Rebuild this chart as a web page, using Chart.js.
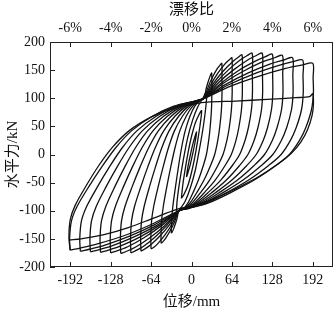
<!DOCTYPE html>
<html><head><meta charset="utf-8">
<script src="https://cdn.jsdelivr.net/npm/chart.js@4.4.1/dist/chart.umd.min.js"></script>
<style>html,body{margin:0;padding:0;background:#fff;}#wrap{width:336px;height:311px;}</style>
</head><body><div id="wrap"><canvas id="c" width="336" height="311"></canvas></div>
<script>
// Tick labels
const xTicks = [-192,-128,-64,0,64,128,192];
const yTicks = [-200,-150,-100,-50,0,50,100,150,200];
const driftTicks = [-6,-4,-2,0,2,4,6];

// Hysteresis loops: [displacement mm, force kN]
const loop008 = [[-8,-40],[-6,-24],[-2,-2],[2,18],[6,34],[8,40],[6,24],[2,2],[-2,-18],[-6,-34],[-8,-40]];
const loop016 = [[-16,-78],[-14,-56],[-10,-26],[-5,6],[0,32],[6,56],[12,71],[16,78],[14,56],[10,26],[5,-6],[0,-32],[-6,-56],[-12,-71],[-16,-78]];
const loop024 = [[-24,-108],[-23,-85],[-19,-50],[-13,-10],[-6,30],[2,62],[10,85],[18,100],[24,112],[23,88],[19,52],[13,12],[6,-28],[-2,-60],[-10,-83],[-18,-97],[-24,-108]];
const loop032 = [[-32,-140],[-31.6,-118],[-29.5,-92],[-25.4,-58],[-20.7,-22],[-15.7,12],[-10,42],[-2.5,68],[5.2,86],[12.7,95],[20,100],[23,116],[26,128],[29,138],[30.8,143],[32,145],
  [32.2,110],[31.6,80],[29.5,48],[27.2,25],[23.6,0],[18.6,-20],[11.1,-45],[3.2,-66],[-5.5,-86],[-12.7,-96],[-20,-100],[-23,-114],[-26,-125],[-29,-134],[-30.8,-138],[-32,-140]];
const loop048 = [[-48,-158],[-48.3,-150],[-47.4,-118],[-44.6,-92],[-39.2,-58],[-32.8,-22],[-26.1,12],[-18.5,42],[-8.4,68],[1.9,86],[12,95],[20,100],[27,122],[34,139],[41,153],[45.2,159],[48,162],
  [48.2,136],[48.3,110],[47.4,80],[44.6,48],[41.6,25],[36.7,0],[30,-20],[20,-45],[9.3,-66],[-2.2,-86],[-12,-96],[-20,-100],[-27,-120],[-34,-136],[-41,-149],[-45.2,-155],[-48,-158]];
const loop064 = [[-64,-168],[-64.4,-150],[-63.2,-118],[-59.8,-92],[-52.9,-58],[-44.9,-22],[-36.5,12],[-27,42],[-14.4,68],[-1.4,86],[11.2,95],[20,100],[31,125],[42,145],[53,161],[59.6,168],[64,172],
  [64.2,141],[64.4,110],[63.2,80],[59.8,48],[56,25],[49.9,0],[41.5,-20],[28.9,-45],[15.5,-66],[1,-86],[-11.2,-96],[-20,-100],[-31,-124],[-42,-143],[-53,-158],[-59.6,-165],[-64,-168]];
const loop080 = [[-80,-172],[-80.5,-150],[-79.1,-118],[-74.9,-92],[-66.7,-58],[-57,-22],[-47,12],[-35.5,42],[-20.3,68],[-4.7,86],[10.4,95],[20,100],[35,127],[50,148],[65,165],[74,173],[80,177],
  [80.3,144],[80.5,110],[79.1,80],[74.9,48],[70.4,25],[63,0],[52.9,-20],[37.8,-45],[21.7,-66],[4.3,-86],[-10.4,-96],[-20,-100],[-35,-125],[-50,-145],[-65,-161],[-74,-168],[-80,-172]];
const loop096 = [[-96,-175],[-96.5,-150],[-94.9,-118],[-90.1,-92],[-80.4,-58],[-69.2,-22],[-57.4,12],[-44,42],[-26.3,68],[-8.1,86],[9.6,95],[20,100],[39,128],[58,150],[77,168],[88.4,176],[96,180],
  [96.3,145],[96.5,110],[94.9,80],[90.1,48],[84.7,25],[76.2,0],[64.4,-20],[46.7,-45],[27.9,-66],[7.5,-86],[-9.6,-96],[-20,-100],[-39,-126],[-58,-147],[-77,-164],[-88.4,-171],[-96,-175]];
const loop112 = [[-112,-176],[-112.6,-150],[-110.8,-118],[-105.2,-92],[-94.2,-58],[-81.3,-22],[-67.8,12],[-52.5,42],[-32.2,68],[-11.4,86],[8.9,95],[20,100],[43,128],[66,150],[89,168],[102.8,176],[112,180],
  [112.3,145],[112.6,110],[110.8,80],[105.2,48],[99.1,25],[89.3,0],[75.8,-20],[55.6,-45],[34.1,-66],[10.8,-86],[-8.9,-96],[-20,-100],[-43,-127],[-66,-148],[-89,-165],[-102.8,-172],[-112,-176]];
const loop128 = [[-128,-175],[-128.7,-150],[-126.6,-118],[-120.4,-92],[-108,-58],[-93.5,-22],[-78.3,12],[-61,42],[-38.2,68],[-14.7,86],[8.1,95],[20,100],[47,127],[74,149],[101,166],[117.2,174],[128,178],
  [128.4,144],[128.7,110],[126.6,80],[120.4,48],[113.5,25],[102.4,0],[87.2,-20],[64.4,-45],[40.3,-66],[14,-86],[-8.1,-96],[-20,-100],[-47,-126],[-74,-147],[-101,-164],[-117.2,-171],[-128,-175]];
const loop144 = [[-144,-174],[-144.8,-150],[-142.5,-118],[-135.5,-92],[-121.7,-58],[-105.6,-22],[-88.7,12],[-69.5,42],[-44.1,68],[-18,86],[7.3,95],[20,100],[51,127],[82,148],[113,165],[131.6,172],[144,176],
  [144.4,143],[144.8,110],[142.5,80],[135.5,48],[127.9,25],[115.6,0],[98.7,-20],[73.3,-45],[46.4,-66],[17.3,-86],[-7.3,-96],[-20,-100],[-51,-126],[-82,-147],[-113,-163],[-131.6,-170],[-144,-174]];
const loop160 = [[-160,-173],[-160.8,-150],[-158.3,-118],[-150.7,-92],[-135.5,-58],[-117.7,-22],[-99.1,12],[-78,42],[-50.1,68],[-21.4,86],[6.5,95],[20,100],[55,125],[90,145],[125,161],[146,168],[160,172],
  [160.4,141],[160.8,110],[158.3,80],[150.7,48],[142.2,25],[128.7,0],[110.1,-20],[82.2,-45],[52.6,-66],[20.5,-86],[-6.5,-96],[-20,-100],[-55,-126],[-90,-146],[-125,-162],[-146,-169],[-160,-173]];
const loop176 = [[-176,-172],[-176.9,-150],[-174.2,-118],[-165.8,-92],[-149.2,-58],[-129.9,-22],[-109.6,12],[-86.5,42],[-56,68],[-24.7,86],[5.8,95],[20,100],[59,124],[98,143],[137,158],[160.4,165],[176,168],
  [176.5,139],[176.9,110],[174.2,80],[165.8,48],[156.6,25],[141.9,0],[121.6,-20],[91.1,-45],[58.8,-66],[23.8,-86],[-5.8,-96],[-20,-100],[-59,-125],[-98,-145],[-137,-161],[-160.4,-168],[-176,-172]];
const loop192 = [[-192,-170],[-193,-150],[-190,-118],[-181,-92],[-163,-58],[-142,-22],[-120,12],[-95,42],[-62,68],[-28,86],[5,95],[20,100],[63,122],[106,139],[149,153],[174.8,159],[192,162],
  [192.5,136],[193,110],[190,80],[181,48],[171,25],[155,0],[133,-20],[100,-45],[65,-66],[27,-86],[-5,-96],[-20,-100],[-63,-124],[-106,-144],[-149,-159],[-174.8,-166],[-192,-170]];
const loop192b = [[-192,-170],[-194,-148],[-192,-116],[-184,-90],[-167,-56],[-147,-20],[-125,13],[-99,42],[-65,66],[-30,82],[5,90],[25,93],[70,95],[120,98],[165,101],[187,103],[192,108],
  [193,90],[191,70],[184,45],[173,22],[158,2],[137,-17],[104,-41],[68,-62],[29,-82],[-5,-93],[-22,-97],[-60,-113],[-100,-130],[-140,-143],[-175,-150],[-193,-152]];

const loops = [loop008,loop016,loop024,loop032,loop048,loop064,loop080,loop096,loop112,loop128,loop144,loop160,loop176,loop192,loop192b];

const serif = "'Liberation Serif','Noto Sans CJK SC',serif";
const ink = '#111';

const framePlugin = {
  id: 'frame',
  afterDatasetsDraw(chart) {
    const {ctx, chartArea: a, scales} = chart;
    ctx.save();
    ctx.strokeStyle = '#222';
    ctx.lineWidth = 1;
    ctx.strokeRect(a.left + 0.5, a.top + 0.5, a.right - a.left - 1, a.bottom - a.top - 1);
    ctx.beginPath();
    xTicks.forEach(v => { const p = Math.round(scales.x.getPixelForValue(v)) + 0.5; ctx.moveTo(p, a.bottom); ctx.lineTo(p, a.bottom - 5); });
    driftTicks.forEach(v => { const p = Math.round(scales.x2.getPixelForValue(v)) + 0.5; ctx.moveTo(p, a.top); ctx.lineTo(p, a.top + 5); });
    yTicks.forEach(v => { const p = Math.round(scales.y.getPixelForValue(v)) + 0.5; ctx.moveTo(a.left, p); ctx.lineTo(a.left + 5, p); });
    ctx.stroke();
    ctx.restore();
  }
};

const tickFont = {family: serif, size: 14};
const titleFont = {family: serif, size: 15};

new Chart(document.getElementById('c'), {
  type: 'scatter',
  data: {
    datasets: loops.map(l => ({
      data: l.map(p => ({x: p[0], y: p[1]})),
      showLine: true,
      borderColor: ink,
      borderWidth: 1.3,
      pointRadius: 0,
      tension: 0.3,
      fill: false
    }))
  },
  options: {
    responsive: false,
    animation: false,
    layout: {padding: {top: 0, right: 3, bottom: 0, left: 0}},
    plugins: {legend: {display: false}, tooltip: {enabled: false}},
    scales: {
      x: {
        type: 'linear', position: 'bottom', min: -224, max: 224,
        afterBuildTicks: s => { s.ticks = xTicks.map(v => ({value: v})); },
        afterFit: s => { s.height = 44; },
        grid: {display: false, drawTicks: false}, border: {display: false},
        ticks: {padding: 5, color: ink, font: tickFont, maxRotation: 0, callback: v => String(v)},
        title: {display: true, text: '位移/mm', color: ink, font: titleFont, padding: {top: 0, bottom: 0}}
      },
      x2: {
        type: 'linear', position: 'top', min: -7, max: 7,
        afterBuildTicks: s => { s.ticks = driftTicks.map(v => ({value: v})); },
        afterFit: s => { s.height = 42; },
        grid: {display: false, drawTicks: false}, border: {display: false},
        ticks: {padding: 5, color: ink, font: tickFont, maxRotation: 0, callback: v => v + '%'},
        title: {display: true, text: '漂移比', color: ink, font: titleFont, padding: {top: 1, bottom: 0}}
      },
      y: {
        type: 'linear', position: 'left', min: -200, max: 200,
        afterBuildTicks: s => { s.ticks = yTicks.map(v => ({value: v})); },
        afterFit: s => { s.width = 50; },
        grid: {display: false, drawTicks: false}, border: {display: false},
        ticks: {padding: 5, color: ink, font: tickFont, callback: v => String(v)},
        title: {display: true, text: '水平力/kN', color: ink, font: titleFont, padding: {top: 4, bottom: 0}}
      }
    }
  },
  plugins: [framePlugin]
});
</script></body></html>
◆ ◆ ◆ ◆ ◆ ◆ ◆
» PROBLEM REQUIREMENTS:
With all pictures left out, please transcribe exactly the lines from the start of the material through the line with "const driftTicks = [-6,-4,-2,0,2,4,6];".

» FINISHED ANSWER:
Rebuild this chart as a web page, using Chart.js.
<!DOCTYPE html>
<html><head><meta charset="utf-8">
<script src="https://cdn.jsdelivr.net/npm/chart.js@4.4.1/dist/chart.umd.min.js"></script>
<style>html,body{margin:0;padding:0;background:#fff;}#wrap{width:336px;height:311px;}</style>
</head><body><div id="wrap"><canvas id="c" width="336" height="311"></canvas></div>
<script>
// Tick labels
const xTicks = [-192,-128,-64,0,64,128,192];
const yTicks = [-200,-150,-100,-50,0,50,100,150,200];
const driftTicks = [-6,-4,-2,0,2,4,6];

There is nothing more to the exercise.